In the entries below, count the lines holding "matplotlib". Reply with the number only.

────────────────

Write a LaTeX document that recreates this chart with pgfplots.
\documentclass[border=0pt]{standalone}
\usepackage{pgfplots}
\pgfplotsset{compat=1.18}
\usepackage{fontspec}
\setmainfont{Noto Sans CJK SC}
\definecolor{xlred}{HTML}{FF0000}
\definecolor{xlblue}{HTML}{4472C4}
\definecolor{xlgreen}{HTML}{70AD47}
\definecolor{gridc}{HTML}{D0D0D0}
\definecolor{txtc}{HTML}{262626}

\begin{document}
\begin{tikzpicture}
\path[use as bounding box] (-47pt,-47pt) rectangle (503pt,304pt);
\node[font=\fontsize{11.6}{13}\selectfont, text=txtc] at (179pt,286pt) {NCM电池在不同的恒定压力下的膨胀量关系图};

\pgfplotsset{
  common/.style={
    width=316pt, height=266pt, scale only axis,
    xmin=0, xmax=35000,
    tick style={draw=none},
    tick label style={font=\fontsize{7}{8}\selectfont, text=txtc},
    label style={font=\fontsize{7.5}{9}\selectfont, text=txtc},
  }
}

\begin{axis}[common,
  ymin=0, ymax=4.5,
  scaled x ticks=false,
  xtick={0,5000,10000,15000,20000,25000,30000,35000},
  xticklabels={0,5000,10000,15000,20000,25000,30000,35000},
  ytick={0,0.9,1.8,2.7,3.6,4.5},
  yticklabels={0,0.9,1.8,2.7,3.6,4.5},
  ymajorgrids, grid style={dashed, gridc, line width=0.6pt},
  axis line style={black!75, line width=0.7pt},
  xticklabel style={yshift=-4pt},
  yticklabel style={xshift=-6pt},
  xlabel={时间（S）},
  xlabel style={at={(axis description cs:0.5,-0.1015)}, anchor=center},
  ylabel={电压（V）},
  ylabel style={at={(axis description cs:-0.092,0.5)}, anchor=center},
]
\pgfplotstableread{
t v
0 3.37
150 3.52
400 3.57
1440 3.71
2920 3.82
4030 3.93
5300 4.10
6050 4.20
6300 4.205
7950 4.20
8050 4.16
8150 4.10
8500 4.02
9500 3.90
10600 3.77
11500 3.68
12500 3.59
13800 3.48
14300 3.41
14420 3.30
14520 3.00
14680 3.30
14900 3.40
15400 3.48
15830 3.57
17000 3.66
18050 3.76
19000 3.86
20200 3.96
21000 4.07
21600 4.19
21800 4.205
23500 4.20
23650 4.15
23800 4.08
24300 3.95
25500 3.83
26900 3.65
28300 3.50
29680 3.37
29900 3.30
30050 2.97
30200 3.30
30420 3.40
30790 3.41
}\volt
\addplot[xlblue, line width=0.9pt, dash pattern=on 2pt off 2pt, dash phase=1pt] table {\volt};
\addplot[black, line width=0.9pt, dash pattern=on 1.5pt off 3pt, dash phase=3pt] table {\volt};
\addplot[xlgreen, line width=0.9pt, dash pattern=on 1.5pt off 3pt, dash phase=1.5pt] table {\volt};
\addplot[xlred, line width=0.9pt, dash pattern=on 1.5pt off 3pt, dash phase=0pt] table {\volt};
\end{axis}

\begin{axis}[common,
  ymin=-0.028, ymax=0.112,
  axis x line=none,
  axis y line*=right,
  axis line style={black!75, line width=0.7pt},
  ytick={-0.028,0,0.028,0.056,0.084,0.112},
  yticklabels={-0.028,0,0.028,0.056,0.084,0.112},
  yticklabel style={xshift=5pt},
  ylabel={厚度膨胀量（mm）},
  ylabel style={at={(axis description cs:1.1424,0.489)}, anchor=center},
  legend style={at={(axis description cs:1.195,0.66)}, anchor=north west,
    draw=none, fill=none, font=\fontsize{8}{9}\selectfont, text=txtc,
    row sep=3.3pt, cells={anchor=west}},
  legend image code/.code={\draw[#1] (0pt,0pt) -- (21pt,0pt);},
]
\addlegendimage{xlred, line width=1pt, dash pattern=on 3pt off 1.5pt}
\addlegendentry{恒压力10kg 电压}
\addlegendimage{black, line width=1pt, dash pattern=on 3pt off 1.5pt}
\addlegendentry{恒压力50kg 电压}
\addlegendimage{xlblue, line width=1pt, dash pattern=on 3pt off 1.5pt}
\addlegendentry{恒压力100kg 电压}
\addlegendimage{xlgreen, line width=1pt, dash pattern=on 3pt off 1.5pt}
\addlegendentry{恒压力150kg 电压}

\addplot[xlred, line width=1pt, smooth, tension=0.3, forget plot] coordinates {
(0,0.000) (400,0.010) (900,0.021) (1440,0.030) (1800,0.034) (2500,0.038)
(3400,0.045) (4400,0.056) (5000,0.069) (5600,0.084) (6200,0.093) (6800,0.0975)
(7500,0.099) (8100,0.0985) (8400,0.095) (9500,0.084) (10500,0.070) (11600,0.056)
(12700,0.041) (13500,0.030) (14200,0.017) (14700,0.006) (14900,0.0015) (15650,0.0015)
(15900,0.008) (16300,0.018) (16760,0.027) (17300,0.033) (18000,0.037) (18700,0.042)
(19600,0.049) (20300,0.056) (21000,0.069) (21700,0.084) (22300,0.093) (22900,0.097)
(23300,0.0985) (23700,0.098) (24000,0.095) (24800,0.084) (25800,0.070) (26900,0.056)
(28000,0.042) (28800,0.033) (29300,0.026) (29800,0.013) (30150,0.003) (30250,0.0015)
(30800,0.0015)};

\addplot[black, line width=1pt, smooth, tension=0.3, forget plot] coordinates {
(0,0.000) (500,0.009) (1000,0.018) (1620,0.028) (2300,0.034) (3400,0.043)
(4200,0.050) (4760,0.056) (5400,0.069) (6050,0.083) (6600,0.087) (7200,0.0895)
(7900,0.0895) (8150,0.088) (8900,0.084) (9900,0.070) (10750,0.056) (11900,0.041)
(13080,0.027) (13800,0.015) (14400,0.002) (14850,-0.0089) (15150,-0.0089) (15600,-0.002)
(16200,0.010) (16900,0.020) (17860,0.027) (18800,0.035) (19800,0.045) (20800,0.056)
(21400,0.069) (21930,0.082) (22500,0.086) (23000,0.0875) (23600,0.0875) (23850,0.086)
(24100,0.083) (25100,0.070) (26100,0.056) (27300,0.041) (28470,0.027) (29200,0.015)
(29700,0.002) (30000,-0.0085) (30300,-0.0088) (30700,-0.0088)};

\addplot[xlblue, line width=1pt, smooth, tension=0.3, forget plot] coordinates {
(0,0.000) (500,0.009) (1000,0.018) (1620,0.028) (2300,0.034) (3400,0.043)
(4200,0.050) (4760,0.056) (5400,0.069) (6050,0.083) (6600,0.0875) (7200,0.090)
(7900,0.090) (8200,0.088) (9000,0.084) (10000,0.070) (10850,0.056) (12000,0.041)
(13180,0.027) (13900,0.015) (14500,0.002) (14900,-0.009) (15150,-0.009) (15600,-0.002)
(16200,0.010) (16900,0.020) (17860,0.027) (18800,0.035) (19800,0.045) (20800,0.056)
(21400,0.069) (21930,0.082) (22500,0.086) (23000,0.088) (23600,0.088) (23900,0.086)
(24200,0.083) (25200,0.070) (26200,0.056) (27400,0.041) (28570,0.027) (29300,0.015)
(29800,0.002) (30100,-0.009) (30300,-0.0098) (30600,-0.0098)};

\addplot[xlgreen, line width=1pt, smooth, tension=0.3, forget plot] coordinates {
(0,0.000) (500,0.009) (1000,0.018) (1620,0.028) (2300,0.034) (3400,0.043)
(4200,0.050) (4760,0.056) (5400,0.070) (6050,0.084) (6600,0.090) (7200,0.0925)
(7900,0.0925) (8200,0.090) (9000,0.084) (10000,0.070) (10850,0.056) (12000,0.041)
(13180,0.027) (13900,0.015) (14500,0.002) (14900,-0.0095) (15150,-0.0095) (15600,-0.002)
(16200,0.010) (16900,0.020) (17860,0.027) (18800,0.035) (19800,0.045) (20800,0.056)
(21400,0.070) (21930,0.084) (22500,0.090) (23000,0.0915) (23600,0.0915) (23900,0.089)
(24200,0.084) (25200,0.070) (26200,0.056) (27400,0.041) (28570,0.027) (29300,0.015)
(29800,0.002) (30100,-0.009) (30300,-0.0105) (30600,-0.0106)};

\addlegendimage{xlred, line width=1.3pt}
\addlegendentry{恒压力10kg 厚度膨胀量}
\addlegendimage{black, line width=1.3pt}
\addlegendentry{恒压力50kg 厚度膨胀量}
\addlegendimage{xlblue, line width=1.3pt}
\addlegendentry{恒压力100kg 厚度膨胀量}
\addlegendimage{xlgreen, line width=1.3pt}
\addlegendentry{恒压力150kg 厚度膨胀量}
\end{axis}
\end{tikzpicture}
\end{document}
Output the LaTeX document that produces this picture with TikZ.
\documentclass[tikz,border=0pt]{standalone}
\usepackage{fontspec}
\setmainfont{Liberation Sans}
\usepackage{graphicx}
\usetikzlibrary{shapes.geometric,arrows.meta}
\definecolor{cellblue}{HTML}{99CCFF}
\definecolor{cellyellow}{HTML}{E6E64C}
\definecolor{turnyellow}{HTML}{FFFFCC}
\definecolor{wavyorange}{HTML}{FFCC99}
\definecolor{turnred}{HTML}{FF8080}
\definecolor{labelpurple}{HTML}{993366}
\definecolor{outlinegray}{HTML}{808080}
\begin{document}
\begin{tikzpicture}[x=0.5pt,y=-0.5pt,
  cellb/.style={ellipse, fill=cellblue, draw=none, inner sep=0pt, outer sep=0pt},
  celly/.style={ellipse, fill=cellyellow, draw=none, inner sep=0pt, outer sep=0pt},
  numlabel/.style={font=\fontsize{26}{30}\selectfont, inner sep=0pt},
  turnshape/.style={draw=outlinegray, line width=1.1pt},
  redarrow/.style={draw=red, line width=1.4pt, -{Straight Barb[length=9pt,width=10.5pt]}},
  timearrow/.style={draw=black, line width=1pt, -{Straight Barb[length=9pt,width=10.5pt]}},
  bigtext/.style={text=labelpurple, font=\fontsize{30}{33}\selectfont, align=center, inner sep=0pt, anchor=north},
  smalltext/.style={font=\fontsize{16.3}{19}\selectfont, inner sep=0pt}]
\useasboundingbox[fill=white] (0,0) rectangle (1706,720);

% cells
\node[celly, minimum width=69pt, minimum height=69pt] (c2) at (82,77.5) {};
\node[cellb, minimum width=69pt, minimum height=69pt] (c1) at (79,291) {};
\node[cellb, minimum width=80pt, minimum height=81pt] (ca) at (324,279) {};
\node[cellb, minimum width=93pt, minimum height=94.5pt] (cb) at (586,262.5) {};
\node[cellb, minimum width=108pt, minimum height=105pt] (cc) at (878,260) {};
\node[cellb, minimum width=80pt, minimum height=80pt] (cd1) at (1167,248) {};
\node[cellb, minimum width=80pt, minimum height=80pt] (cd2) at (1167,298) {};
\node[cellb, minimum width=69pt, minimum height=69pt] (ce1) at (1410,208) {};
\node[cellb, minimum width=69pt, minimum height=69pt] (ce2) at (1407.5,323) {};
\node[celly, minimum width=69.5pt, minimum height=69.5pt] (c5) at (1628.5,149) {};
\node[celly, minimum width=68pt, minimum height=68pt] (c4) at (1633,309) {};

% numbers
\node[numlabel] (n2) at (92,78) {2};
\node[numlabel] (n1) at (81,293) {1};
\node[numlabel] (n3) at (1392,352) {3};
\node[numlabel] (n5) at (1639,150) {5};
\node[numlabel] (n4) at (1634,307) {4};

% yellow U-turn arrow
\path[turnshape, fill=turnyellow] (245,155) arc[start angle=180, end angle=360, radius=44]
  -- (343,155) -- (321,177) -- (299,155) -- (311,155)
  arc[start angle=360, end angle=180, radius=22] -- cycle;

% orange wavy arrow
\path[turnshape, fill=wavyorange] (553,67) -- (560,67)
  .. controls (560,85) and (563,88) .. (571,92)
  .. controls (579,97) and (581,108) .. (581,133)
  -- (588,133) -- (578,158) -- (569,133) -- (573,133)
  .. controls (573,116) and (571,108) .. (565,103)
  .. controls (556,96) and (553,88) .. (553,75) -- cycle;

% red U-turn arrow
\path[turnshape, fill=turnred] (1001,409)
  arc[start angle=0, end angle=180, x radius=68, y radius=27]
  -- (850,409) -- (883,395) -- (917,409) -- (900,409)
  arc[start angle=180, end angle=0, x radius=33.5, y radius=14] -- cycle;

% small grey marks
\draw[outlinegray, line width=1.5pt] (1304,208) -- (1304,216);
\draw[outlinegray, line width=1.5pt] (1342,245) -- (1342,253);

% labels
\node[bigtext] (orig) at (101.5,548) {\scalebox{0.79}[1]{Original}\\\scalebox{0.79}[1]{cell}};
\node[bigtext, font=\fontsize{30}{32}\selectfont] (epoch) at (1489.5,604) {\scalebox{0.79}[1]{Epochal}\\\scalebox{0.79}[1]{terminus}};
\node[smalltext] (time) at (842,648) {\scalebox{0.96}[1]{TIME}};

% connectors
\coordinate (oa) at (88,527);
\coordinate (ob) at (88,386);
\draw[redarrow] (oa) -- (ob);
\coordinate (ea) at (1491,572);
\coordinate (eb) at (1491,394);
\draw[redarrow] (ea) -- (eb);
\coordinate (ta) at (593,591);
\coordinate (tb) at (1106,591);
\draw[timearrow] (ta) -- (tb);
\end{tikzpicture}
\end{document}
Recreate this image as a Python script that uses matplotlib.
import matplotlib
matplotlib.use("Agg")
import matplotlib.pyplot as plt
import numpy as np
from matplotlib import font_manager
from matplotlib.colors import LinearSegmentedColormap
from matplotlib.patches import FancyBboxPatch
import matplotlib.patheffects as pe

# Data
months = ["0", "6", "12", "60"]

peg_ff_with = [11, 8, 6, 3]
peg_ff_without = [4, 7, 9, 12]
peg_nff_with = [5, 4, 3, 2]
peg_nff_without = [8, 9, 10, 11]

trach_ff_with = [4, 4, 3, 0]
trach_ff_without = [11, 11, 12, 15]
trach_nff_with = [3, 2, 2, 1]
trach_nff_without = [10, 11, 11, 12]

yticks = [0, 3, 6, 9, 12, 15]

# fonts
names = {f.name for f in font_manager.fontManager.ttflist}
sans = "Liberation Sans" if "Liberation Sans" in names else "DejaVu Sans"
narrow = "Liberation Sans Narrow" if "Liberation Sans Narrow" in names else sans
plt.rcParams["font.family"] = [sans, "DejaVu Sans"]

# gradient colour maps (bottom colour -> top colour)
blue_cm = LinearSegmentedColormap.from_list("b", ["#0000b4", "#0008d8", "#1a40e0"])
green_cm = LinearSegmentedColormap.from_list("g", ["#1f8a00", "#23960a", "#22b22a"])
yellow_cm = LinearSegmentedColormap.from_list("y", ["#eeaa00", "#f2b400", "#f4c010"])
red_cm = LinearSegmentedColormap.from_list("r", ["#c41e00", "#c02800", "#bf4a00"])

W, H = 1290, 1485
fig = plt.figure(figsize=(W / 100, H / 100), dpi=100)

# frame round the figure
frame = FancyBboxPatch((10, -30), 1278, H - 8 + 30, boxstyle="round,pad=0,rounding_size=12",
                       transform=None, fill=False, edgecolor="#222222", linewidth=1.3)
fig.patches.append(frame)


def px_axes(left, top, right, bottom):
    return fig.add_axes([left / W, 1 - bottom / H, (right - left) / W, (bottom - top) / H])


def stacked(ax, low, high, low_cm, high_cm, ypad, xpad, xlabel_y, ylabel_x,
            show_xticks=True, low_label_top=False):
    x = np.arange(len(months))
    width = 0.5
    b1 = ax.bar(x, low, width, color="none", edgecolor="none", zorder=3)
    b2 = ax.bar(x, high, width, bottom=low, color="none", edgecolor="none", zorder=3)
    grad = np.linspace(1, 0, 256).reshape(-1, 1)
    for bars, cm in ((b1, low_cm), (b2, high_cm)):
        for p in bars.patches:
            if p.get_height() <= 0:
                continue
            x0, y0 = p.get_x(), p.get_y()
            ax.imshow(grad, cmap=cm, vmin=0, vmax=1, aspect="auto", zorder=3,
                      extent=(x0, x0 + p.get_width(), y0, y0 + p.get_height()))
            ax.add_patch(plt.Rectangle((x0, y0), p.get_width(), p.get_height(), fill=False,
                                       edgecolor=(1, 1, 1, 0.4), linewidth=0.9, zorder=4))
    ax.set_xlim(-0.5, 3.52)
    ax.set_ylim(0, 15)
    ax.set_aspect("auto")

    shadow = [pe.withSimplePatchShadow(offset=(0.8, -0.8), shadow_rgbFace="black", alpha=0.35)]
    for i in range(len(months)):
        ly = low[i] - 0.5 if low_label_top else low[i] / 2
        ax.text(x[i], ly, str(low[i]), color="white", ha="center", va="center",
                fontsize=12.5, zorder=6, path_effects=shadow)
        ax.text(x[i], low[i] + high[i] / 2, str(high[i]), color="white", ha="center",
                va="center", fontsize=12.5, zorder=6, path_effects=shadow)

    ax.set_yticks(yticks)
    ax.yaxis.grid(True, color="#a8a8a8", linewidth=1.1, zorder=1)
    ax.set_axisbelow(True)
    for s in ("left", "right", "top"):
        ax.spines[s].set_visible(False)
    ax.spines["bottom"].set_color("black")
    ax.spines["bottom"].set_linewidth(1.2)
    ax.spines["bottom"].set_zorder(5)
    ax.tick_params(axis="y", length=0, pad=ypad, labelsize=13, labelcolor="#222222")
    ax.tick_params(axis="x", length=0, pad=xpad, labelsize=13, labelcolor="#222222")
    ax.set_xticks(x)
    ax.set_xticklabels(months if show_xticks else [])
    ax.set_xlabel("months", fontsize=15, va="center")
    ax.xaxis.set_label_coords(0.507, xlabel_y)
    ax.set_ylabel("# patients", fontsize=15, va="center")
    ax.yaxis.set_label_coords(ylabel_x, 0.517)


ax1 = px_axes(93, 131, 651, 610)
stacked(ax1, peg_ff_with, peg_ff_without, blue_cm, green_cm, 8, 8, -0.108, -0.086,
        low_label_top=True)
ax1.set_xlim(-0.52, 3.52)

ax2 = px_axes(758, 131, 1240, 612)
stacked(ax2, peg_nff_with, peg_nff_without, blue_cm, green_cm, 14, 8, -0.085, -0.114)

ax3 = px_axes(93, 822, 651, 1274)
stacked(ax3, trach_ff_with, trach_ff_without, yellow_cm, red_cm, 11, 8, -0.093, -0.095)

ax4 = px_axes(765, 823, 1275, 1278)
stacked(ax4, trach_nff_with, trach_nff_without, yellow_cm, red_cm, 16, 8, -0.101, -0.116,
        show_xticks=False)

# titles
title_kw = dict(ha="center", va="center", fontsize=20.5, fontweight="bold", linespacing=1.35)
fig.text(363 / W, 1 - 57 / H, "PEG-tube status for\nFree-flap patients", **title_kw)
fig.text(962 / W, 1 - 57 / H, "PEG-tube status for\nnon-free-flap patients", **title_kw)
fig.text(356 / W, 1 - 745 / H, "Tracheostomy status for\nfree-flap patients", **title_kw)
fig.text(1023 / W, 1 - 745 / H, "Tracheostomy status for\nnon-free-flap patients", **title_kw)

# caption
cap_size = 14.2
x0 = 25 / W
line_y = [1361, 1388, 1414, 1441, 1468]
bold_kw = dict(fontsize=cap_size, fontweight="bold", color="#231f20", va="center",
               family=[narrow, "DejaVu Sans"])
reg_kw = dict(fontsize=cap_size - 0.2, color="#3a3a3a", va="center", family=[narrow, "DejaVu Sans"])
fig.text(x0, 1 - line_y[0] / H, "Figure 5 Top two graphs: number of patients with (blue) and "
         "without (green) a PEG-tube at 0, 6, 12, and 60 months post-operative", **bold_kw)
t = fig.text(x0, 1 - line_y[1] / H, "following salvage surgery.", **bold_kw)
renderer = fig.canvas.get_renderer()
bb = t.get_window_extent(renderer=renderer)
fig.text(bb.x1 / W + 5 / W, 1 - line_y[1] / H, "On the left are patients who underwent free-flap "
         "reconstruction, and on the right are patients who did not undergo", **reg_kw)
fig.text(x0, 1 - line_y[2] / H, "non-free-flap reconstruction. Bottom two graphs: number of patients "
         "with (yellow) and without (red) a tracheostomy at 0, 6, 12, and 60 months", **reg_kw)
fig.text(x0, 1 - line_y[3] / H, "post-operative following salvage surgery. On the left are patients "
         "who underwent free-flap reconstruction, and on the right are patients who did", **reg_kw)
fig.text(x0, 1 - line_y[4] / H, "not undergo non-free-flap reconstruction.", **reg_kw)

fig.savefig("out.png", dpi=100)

────────────────

> [Solution for this exercise] 8